In testimony before Congress in July of 2008, the GAO stated that Chao’s Wage and Hour Division (WHD), responsible for enforcing wage theft, had summarily dropped wage-theft complaints and simply advised workers to pursue the claims on their own. “In one example, a delivery driver who was working 55 hours per week informed WHD that he was not receiving overtime pay as required,” the GAO testified. “WHD waited more than 17 months before assigning an investigator to the complaint. The investigator subsequently dropped the case without performing any investigative actions.”
The following March, after an investigation that spanned the last several months of Chao’s tenure, GAO released another study concluding that the Department of Labor “has left thousands of actual victims of wage theft who sought federal government assistance with nowhere to turn.” During the course of its investigation, the GAO deployed undercover agents to pose as victimized workers seeking help from the federal agency.
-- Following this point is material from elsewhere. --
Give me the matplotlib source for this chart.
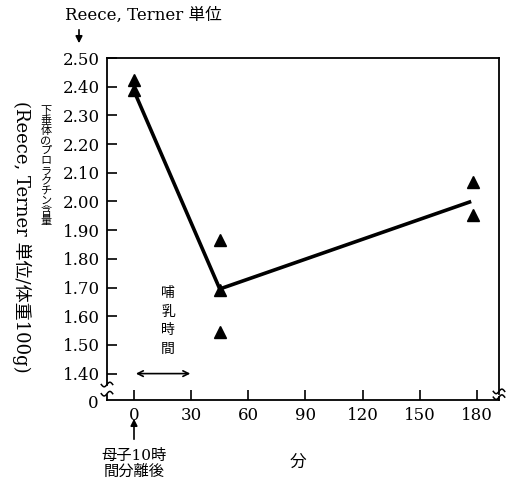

The first problem was that undercover GAO agents could not get Chao’s investigators to answer their calls. “Of the 115 phone calls we made directly to WHD field offices, 87 (76 percent) went directly to voicemail,” stated the report. “In one case, WHD failed to respond to seven messages from our fictitious complainant, including four messages left in a single week. In other cases, WHD delayed over 2 weeks in responding to phone calls or failed to return phone calls from one of our fictitious employers.”
One report of child labor made by an undercover GAO agent went uninvestigated. A complaint brought by an agent posing as a Spanish-speaking immigrant was closed even though the undercover agent told DOL she had received no back wages. An investigator posing as a receptionist paid below minimum wage was simply told to contact Congress. Only one of GAO’s ten test cases put to the DOL during Chao’s last months on the job was properly investigated.
Perhaps equally troubling was GAO’s finding of serious record-keeping flaws at the labor department, which make the wage and hour office appear better at resolving cases than it actually was. By failing to make any record of the many complaints that were not resolved, DOL investigators appeared to be artificially inflating their portions of solved cases, GAO found.
In comments to media, outgoing labor secretary Chao defended her management. Chao said that labor unions had misconstrued her enforcement approach, which she called “compliance assistance,” a method that “which involves cooperating with companies,” according to Steven Greenhouse at the New York Times. Chao said that her enforcement style emphasized employer outreach and education. During her tenure, she said, occupational injuries had declined to new lows.
“I’m the first secretary of labor in the 21st century,” Chao told Greenhouse. And “the competitiveness of the American work force and the modernization of decades-old regulations have been among our top priorities.”
More recently, labor advocates have applauded what they see as a turnaround in the labor department under Obama. “The USDOL under Secretary Chao was not primarily in the business of enforcing the law,” Catherine Ruckelshaus, General Counselor and Program Director at the National Employment Law Project, said in an email. “In stark contrast,” Ruckelshaus said, Obama’s labor department “has conducted transparent, strategic enforcement aimed at low-wage and noncompliant worksites, to great effect.”
Yet now that Chao is poised to re-enter the executive branch, the stakes might be even higher than they were eight years ago. As Secretary of Transportation Chao will oversee more than three times the number of employees that report to the Labor Secretary. And, in addition to helping allocate big dollars in infrastructure spending, Chao will also likely preside over the continuing rise of self-driving cars and trucks—a technology that could amount to the largest mechanization of jobs in recent history. The offices Chao would oversee as Secretary of Transportation include the Federal Aviation Administration, the Federal Railroad Administration, the National Highway Traffic Safety Administration and other regulatory agencies that are tasked with keeping our roads, airplanes, and rails safe.
In addition to the news of Chao’s cabinet pick, it was also reported yesterday that Donald Trump is considering Pennsylvania congressman Lou Barletta as his labor secretary. While Barletta has not been the most outspoken Republican on labor issues, Politico noted that he had fallen into line with the party in criticizing President Obama’s executive order expanding overtime pay as “ill-considered,” and has assailed federal regulations more broadly.
In remarks at an event held by the National Federation of Independent Businesses, Barletta indicated that he sees federal agencies as a problem rather than a potential solution for American workers. For the U.S. Department of Labor, this sort of leadership would not be without precedent.
“My time in Washington has really been focused on trying to bring back that entrepreneurial spirit because I’m sure there are young kids out there somewhere else that have a dream and would like to get started,” Barletta said. “It’s very hard for that to happen with the environment in Washington right now — whether it’s the regulation, the agencies, and all the roadblocks.”